Журнальный зал

Русский
толстый журнал как эстетический феномен

Опубликовано в журнале: Сибирские огни 2010, 12

«Ядрышко в русском слове...»

Стихи

Юрий КАЗАРИН

 

 

 

 

“ЯДРЫШКО В РУССКОМ СЛОВЕ…”

 

 

 

Каждое стихотворение — в пределе — отзывается на простую истину жизни: человек в слизи и крови выходит из материнской утробы, через силу существует и уходит обратно в пустую бесформенность. Многоречивая декоративность поэтического языка — сколь бы призывна она ни была — пытается, большей частью, высказать эти вещи по-своему: скрывая и заговаривая. Речи о том, что стихотворение — это пустая тропа, которая ни к чему не ведет, позволяют, с другой стороны, всякому пишущему увидеть его как волю, забывая о том, что бессубъектный орнамент еще не поэзия, а богатство языка само по себе бессмысленно.
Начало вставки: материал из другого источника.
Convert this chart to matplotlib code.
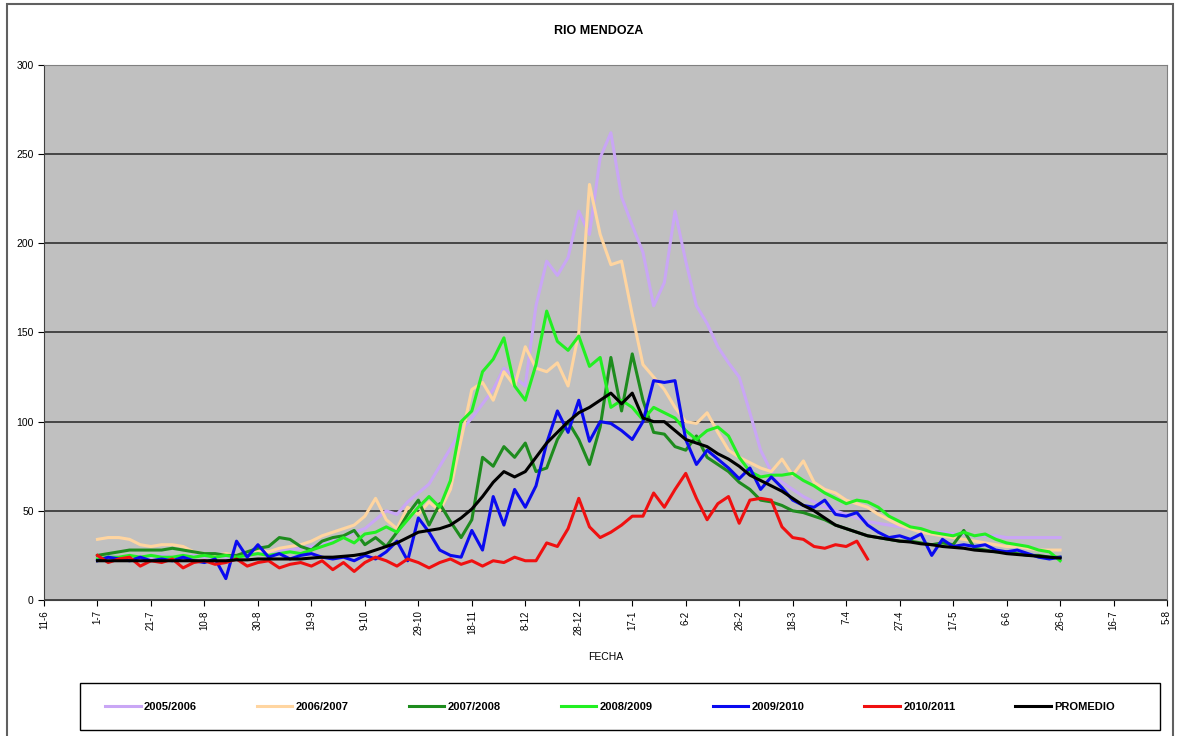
import matplotlib
matplotlib.use("Agg")
import matplotlib.pyplot as plt
from matplotlib.patches import Rectangle
import numpy as np

plt.rcParams['font.family'] = ['Liberation Sans', 'DejaVu Sans']

# x axis: days counted from 11-6, ticks every 20 days
tick_labels = ['11-6', '1-7', '21-7', '10-8', '30-8', '19-9', '9-10', '29-10', '18-11',
               '8-12', '28-12', '17-1', '6-2', '26-2', '18-3', '7-4', '27-4', '17-5',
               '6-6', '26-6', '16-7', '5-8']

# series sampled every 4 days starting at 1-7 (day 20)
start_day = 20
step = 4

s2005 = [23, 24, 24, 23, 24, 24, 25, 24, 24, 25,
         24, 25, 24, 25, 26, 26, 27, 28, 28, 29,
         30, 31, 33, 35, 38, 40, 45, 50, 48, 55,
         60, 65, 75, 85, 95, 102, 110, 118, 130, 125,
         120, 165, 190, 182, 192, 218, 205, 248, 262, 226,
         210, 195, 165, 178, 218, 190, 165, 155, 142, 133,
         125, 105, 84, 72, 66, 62, 58, 55, 52, 50,
         48, 46, 44, 43, 42, 41, 40, 39, 38, 38,
         37, 37, 36, 36, 36, 35, 35, 35, 35, 35,
         35]

s2006 = [34, 35, 35, 34, 31, 30, 31, 31, 30, 27,
         26, 25, 26, 25, 27, 28, 27, 29, 30, 31,
         33, 36, 38, 40, 42, 47, 57, 45, 40, 52,
         48, 55, 50, 62, 90, 118, 122, 112, 128, 120,
         142, 130, 128, 133, 120, 150, 233, 205, 188, 190,
         160, 132, 125, 118, 108, 100, 99, 105, 94, 84,
         80, 77, 74, 72, 79, 70, 78, 66, 62, 60,
         56, 54, 52, 48, 45, 42, 40, 38, 37, 36,
         35, 34, 33, 32, 31, 30, 30, 29, 28, 28,
         28]

s2007 = [25, 26, 27, 28, 28, 28, 28, 29, 28, 27,
         26, 26, 25, 25, 27, 29, 30, 35, 34, 30,
         28, 33, 35, 36, 39, 31, 35, 30, 38, 48,
         56, 42, 54, 44, 35, 45, 80, 75, 86, 80,
         88, 72, 74, 90, 100, 90, 76, 97, 136, 106,
         138, 112, 94, 93, 86, 84, 92, 80, 76, 72,
         66, 62, 56, 55, 53, 50, 49, 47, 45, 42,
         40, 38, 36, 35, 34, 33, 33, 32, 31, 32,
         31, 39, 29, 28, 27, 27, 26, 25, 25, 24,
         24]

s2008 = [23, 24, 24, 25, 24, 25, 24, 24, 25, 24,
         25, 24, 25, 24, 25, 26, 25, 26, 27, 26,
         28, 30, 32, 35, 32, 37, 38, 41, 38, 45,
         52, 58, 52, 67, 100, 106, 128, 135, 147, 120,
         112, 132, 162, 145, 140, 148, 131, 136, 108, 112,
         108, 101, 108, 105, 102, 95, 90, 95, 97, 92,
         80, 72, 69, 70, 70, 71, 67, 64, 60, 57,
         54, 56, 55, 52, 47, 44, 41, 40, 38, 37,
         36, 38, 36, 37, 34, 32, 31, 30, 28, 27,
         22]

s2009 = [22, 24, 23, 22, 24, 22, 23, 22, 24, 22,
         21, 23, 12, 33, 24, 31, 24, 26, 23, 25,
         26, 24, 23, 24, 22, 25, 23, 27, 33, 22,
         46, 38, 28, 25, 24, 39, 28, 58, 42, 62,
         52, 64, 88, 106, 94, 112, 89, 100, 99, 95,
         90, 100, 123, 122, 123, 90, 76, 84, 79, 74,
         68, 74, 62, 69, 63, 56, 53, 52, 56, 48,
         47, 49, 42, 38, 35, 36, 34, 37, 25, 34,
         30, 31, 30, 31, 28, 27, 28, 26, 24, 23,
         24]

s2010 = [25, 21, 23, 24, 19, 22, 21, 23, 18, 21,
         22, 20, 21, 23, 19, 21, 22, 18, 20, 21,
         19, 22, 17, 21, 16, 21, 24, 22, 19, 23,
         21, 18, 21, 23, 20, 22, 19, 22, 21, 24,
         22, 22, 32, 30, 40, 57, 41, 35, 38, 42,
         47, 47, 60, 52, 62, 71, 57, 45, 54, 58,
         43, 56, 57, 56, 41, 35, 34, 30, 29, 31,
         30, 33, 23]

promedio = [22, 22, 22, 22, 22, 22, 22, 22, 22, 22,
            22, 22, 22, 22.5, 22.5, 23, 23, 23, 23, 23,
            23.5, 24, 24, 24.5, 25, 26, 28, 30, 32, 35,
            38, 39, 40, 42, 46, 51, 58, 66, 72, 69,
            72, 80, 88, 94, 100, 105, 108, 112, 116, 110,
            116, 102, 100, 100, 95, 90, 88, 86, 82, 79,
            75, 70, 67, 64, 61, 57, 53, 50, 46, 42,
            40, 38, 36, 35, 34, 33, 32.5, 31.5, 31, 30,
            29.5, 29, 28, 27.5, 27, 26, 25.5, 25, 24.5, 24,
            23.5]

series = [('2005/2006', s2005, '#C9A6F5'),
          ('2006/2007', s2006, '#FFD5A0'),
          ('2007/2008', s2007, '#1E8C1E'),
          ('2008/2009', s2008, '#22F022'),
          ('2009/2010', s2009, '#0A0AF0'),
          ('2010/2011', s2010, '#F01010'),
          ('PROMEDIO', promedio, '#000000')]

fig = plt.figure(figsize=(11.8, 7.36), dpi=100)
ax = fig.add_axes([0.0373, 0.1848, 0.9517, 0.7269])
ax.set_facecolor('#C0C0C0')

for name, vals, col in series:
    days = start_day + step * np.arange(len(vals))
    ax.plot(days, vals, color=col, lw=2.2, label=name)

ax.set_xlim(0, 420)
ax.set_ylim(0, 300)
ax.set_xticks(np.arange(0, 421, 20))
ax.set_xticklabels(tick_labels, rotation=90, fontsize=7)
ax.set_yticks(np.arange(0, 301, 50))
ax.tick_params(axis='y', labelsize=7.5, length=4, direction='out')
ax.tick_params(axis='x', length=4, direction='out')
ax.yaxis.grid(True, color='#303030', lw=1.2)
ax.set_axisbelow(True)
for side in ['top', 'right']:
    ax.spines[side].set_color('#808080')
for side in ['left', 'bottom']:
    ax.spines[side].set_color('#404040')

fig.text(0.507, 0.958, 'RIO MENDOZA', ha='center', va='center', fontsize=9, fontweight='bold')
fig.text(0.513, 0.107, 'FECHA', ha='center', va='center', fontsize=7.5)

# legend box drawn separately, entries centred inside it
fig.patches.append(Rectangle((0.068, 0.008), 0.915, 0.064, transform=fig.transFigure,
                             fill=False, edgecolor='#000000', lw=1.0))
leg = fig.legend(loc='center', ncol=7, bbox_to_anchor=(0.517, 0.040),
                 fontsize=8, handlelength=3.2, frameon=False,
                 handletextpad=0.3, columnspacing=5.4, borderaxespad=0)
for t in leg.get_texts():
    t.set_fontweight('bold')

fig.patches.append(Rectangle((0.006, -0.01), 0.988, 1.005, transform=fig.transFigure,
                             fill=False, edgecolor='#606060', lw=1.5))

fig.savefig('out.png', dpi=100)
Современная поэзия — это пейзаж, плотно покрытый текстом, за которым не видно ни дерева, ни облака, ни холма. В этом смысле стихотворения Юрия Казарина не современны. Ошеломляющая видимость внутреннего при известной простоте (даже однообразии) его поэтического языка — это и его заслуга, и его одиночество. Точно так “наивная” икона, писанная румынским богомазом на стекле, утверждает в нас большую глубину, чем бесконечные мадонны классического искусства. В сравнении со стихотворениями “декоративными”, стихотворения Казарина много меньше по массе, но гораздо больше по объему — по скрытому простору, заключенному в них. Казарин не загоняет в них окрестные вещи упорядоченной толпой, в надежде отразиться и в той, и в этой, спутав их языком, порядком, строем. Напротив, каждая вещь — ангел, снег, мотылек, — призывают к себе то, что философ назвал “естественной молитвой души” — внимание. Это внимание внимает им, разумеется, со своей колокольни — мы далеки от того, чтобы видеть в поэте певца “вещей самих по себе”. Эти вещи не говорят здесь ни о чем и ничего не скрывают — они просто свидетели молчания, того, что не может быть сказано. Того, внимать чему можно только посредством чего-то иного.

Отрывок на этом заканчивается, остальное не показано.